Mistral released Leanstral 1.5 on July 2, a free and open-source model that automates formal verification using Lean 4, giving developers and mathematicians a practical way to prove software correctness and solve advanced theorems at a fraction of the cost of existing tools.

The model uses a mixture-of-experts architecture with 119 billion total parameters and just 6 billion active at inference time, keeping it efficient enough to run on standard hardware. Mistral trained it across three stages — mid-training, supervised fine-tuning, and reinforcement learning with CISPO — in two environments: a multi-turn theorem-proving sandbox and a code agent environment that simulates real filesystem operations.

Benchmark results

Leanstral 1.5 is the first publicly available model to fully saturate miniF2F, a standard theorem-proving benchmark, achieving 100% on both validation and test sets. On PutnamBench — drawn from the William Lowell Putnam Mathematical Competition, one of the most demanding undergraduate math contests — it solves 587 of 672 problems. It also reaches state-of-the-art scores of 87% on FATE-H and 34% on FATE-X.

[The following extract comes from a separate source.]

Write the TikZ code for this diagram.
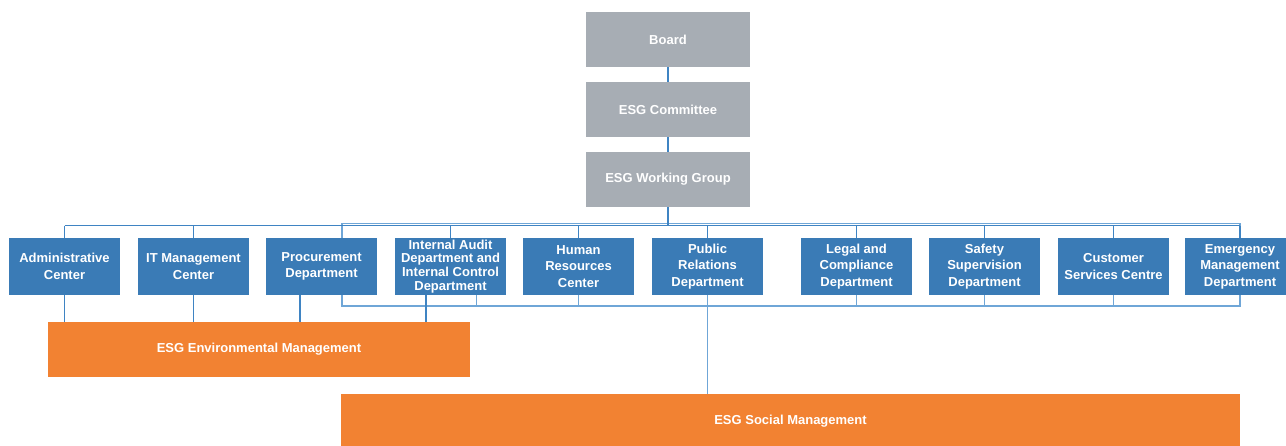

The cost gap is notable: Mistral reports approximately $4 per problem solved, compared to $300 or more for comparable systems.

Real-world impact

Beyond benchmarks, Mistral ran Leanstral 1.5 against 57 open-source repositories and uncovered five previously unknown bugs, including a critical integer overflow in a Rust library’s zigzag decoding function. In a longer task, the model proved O(log n) time complexity for AVL tree operations after working through 2.7 million tokens of proof state.

Access

Weights are available on Hugging Face under the Apache-2.0 license. A free API endpoint (leanstral-1-5) is accessible through Mistral’s platform, with integration into Mistral Vibe. According to Mistral, the free endpoint is scheduled to close on September 30, 2026.